◆ Written problem:
Could the lines from the start of the data through the line with "d3.scaleLinear().domain([-1.669, 1.669]).range([622, 108])" be set down exactly, with no pictures among them?
---------------
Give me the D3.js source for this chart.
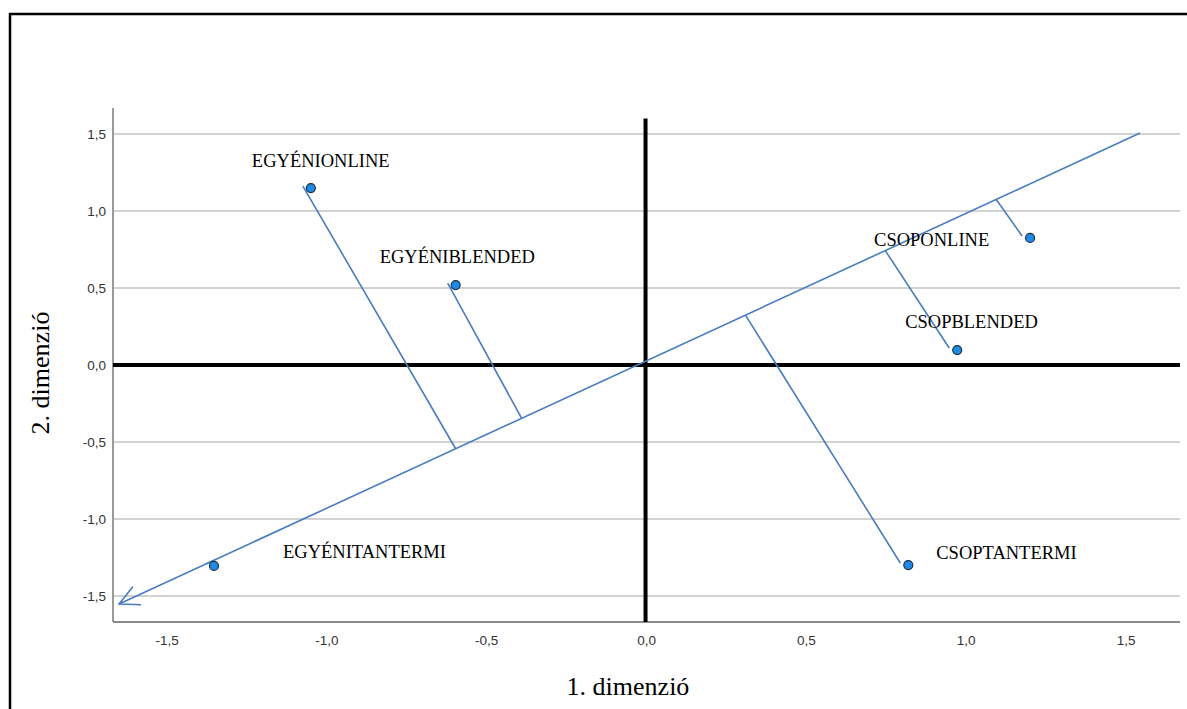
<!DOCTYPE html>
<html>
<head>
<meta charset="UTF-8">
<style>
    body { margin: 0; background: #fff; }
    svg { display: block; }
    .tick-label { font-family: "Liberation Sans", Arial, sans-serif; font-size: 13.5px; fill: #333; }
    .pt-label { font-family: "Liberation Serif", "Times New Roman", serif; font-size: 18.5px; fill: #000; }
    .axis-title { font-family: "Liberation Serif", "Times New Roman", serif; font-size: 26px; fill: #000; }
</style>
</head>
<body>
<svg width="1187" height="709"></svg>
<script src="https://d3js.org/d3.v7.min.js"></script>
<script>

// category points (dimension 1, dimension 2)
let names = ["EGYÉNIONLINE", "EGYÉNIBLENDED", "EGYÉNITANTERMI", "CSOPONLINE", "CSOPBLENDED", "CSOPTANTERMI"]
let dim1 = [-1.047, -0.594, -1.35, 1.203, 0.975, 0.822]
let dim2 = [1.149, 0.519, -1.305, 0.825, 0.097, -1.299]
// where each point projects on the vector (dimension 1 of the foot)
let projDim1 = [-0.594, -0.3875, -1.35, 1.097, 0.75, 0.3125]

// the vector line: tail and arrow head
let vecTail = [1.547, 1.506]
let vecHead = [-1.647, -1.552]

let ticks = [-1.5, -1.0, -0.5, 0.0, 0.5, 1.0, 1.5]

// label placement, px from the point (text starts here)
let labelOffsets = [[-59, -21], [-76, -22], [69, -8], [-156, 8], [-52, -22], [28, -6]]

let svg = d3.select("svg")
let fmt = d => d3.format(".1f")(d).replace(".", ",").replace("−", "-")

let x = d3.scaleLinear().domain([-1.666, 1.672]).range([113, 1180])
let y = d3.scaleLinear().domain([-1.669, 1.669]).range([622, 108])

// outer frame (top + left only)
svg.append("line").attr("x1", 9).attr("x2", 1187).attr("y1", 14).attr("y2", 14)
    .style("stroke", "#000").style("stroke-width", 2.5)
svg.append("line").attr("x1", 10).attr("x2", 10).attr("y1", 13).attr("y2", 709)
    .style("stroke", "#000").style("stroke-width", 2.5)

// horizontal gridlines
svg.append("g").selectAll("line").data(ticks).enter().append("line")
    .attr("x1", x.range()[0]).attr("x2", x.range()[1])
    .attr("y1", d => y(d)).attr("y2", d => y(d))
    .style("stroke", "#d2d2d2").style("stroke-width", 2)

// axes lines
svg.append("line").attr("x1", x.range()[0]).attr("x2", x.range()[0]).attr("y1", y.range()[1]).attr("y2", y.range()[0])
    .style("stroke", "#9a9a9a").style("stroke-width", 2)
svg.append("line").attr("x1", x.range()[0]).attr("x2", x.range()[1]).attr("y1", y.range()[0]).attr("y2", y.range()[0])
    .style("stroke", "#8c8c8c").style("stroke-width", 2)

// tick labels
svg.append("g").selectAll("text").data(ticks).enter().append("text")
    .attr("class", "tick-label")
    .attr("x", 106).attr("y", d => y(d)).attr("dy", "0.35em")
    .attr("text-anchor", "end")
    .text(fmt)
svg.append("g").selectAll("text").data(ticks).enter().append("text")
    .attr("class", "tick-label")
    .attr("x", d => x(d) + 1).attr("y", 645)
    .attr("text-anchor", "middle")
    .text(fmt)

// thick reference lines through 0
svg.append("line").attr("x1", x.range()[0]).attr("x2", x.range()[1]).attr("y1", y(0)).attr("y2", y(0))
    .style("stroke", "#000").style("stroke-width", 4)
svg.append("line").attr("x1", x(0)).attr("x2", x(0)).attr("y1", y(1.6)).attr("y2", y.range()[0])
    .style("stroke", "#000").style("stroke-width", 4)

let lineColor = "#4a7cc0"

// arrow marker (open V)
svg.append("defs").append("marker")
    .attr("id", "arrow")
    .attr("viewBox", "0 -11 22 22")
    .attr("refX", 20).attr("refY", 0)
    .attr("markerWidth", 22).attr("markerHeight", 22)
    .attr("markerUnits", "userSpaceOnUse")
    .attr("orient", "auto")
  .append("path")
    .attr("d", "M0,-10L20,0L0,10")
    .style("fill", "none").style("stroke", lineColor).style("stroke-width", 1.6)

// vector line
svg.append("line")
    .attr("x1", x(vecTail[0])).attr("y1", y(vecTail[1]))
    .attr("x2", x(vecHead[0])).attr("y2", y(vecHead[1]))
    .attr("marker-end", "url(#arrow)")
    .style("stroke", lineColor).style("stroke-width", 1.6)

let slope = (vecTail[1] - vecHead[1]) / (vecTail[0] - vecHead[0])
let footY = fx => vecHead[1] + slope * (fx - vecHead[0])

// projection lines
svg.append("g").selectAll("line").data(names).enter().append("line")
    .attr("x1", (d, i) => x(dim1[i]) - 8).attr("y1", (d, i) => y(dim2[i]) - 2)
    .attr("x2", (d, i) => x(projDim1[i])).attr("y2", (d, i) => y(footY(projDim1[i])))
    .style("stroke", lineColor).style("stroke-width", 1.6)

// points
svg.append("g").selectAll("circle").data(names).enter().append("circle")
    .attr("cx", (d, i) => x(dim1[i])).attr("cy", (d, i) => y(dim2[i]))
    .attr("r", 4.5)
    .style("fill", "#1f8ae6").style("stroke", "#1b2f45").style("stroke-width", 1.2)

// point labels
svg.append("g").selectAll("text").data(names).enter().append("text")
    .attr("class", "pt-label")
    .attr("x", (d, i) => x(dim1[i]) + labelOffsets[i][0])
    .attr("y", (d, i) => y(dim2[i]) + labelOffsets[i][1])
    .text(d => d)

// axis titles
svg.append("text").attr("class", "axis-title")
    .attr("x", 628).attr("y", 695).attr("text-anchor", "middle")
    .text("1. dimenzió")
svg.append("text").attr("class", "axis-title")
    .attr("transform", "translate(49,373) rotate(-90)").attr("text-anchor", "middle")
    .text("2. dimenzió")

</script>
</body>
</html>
---------------
◆ Exercise solution:
Give me the D3.js source for this chart.
<!DOCTYPE html>
<html>
<head>
<meta charset="UTF-8">
<style>
    body { margin: 0; background: #fff; }
    svg { display: block; }
    .tick-label { font-family: "Liberation Sans", Arial, sans-serif; font-size: 13.5px; fill: #333; }
    .pt-label { font-family: "Liberation Serif", "Times New Roman", serif; font-size: 18.5px; fill: #000; }
    .axis-title { font-family: "Liberation Serif", "Times New Roman", serif; font-size: 26px; fill: #000; }
</style>
</head>
<body>
<svg width="1187" height="709"></svg>
<script src="https://d3js.org/d3.v7.min.js"></script>
<script>

// category points (dimension 1, dimension 2)
let names = ["EGYÉNIONLINE", "EGYÉNIBLENDED", "EGYÉNITANTERMI", "CSOPONLINE", "CSOPBLENDED", "CSOPTANTERMI"]
let dim1 = [-1.047, -0.594, -1.35, 1.203, 0.975, 0.822]
let dim2 = [1.149, 0.519, -1.305, 0.825, 0.097, -1.299]
// where each point projects on the vector (dimension 1 of the foot)
let projDim1 = [-0.594, -0.3875, -1.35, 1.097, 0.75, 0.3125]

// the vector line: tail and arrow head
let vecTail = [1.547, 1.506]
let vecHead = [-1.647, -1.552]

let ticks = [-1.5, -1.0, -0.5, 0.0, 0.5, 1.0, 1.5]

// label placement, px from the point (text starts here)
let labelOffsets = [[-59, -21], [-76, -22], [69, -8], [-156, 8], [-52, -22], [28, -6]]

let svg = d3.select("svg")
let fmt = d => d3.format(".1f")(d).replace(".", ",").replace("−", "-")

let x = d3.scaleLinear().domain([-1.666, 1.672]).range([113, 1180])
let y = d3.scaleLinear().domain([-1.669, 1.669]).range([622, 108])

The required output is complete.